Some people like to believe that things can go on forever. We have that expectation, and in our experience, it’s true. If we limit our world view to our experience, we know that weather gets warmer sometimes, and sometimes it gets colder. We know that science has always been there, and that experts have always found energy. We know America is great and our forest are still vast. We believe there are hard times and easy times.

But, an analysis of history states that, for the common person and for empires, nothing goes on forever. The California Jobs Initiative seems to imply that, if left alone, things will go back to being as they were, and things will go on forever.

If we step back, even the Spain study which forms the backbone of support for the initiative makes the assumption that we can do nothing, and, indeed, that doing nothing pays more than doing something. We can do nothing to replace fossil fuels as energy.

The truth is, Spain took its initiative for renewable energy because it imports 1,800,000 barrels of oil a day; it is the largest oil importer in Europe. That works out to $62.5 Billion, a lot of money for a small nation. Currently, Spain is under such an energy crunch that people are restricted by law from turning the thermostat higher than 70 degrees; speed limits have been reduced and government vehicles are being fitted to burn more alternative fuels. Airlines are allowed to take shorter routes once reserved for the military. Is there any doubt that severe fuel shortages cost jobs?

Spain is now among the top three producers in the world of wind, solar and other green energies including biofuels. In November of this year, over half of the nation’s electrical power came from wind energy.

Given this, is Spain’s push for renewable energy still a bad idea, or is this actually the technology that the "no end to cheap energy" people insist will save us?

Whenever there is a shift in technologies there is a corresponding cost. Infrastructure has to be created, and new technologies have to be encouraged. There is no way to avoid this cost. Think of the cost of US highways as part of the cost of becoming a petroleum based economy.

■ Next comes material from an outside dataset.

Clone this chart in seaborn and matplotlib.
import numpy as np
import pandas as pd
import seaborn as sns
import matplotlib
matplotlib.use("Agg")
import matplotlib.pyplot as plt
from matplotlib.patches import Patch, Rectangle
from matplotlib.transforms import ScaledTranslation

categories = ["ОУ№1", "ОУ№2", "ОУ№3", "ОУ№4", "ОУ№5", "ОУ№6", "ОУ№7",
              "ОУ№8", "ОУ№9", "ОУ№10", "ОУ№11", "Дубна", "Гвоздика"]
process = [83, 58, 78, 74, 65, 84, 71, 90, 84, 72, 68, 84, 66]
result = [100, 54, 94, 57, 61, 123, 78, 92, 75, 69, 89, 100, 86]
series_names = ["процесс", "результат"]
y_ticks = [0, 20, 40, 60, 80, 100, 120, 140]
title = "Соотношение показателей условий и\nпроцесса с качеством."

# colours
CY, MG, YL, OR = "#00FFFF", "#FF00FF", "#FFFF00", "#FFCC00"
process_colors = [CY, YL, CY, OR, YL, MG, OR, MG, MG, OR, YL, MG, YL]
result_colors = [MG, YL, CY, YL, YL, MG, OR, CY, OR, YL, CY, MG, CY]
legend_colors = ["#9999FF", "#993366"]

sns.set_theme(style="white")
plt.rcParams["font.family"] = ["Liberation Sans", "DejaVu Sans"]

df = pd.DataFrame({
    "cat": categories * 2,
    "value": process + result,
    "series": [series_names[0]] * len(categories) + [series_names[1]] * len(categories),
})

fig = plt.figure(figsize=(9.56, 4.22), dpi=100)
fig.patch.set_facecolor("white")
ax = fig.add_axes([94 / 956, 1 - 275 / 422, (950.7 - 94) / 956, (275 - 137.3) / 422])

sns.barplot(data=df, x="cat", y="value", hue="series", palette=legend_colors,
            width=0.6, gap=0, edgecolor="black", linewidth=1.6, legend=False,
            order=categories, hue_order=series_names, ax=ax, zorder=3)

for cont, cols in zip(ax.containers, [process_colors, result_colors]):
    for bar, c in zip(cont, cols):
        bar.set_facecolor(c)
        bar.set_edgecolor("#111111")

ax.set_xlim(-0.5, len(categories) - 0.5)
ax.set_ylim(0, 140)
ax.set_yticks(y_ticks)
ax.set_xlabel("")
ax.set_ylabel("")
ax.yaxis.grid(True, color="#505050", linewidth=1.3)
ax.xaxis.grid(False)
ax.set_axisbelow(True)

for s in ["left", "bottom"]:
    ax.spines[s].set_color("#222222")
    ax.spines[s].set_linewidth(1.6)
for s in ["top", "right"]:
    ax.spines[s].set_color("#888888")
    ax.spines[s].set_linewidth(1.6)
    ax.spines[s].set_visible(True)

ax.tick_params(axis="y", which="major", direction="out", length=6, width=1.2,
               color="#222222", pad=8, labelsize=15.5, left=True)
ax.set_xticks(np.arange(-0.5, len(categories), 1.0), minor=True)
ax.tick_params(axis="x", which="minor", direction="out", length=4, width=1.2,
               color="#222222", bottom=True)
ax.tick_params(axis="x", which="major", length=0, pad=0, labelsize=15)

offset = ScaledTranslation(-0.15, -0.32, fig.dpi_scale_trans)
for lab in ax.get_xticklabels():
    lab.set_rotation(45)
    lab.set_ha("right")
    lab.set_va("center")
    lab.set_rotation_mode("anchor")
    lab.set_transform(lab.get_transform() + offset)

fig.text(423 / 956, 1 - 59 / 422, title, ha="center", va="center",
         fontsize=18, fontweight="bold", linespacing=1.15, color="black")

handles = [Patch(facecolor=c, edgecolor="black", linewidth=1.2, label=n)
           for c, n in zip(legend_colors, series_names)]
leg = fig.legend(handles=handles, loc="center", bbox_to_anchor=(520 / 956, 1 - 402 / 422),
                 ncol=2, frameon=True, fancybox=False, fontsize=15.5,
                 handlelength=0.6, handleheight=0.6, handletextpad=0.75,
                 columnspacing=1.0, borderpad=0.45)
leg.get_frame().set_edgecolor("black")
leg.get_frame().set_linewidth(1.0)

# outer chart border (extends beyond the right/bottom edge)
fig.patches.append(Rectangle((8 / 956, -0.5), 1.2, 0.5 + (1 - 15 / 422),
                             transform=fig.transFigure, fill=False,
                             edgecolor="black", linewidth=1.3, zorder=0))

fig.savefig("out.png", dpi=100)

A bigger part of the problem is that "green" is equated with "doing without." If you’re green, you don’t eat factory beef (but Sierra Valley grass fed beef is still pretty green!), you drive a crappy little car that sounds like a sewing machine, and you don’t let your kids go nuts in the dollar store. It means eating beans cooked like they do in India, and eating sprouts like a cow. It means having to ride mass transportation, crowded with farting, leering strangers. No wonder so many of us get "green burnout" and want to drive the SUV across the street to get a burger cooked over a nice big flame and a side of deep fat fried GMO spuds. It is easy to make green sound responsible, and healthy, and sustainable, but absolutely no way to make "green" sound fun, unless you’re drinking green beer.

Green is also associated with anti-capitalism in that sustainability tends to favor small things: small power plants, local food, local economies. How does big business profit from a farmer’s market?

Indeed one of the reasons conservatives are so thrilled with the Spain report is that Spain is a socialist nation, after years of Franco fascism and oppression. Socialism, as we know, is something McClintock and Logue are surely not in favor of. It isn’t surprising, likely, that a socialist nation would go green.

What does all this mean for the Prospect analysis of the California Jobs Initiative? Not much.

We already knew that realignment, due to global climate change and relative energy shortages would cost jobs, and create lower paying jobs. Further, there is no reason to believe that the Calzada Álvarez study actually shows that Spain lost money on the green energy push, only that more jobs would have been created (maybe) with the government money going to something else. All things considered, Spain’s green energy push is benefiting the country, in the myriad ways that Next 10 demonstrates that California benefits from green technology.

Finally, the Prospect does not find any reason to believe that more jobs will be created if AB 32 is suspended. It simply means that more money will go toward sustaining the unsustainable lifestyle to which we’ve become accustomed under cheap energy.

Which leads to a last point: the inevitability of it all. Today’s baby boomers lived in one of the most opulent times in history, and the car and the single family home made that possible. It’s a lifestyle we love, but we’re very foolish if we imagine that most of human history has been, or will be like that. Boomers lived through the peak of America’s empire, and it burned brightly, brief though it was. It can’t go on forever. The California Jobs Initiative says it will. AB 32 acknowledges that it won’t, and prepares us for the future.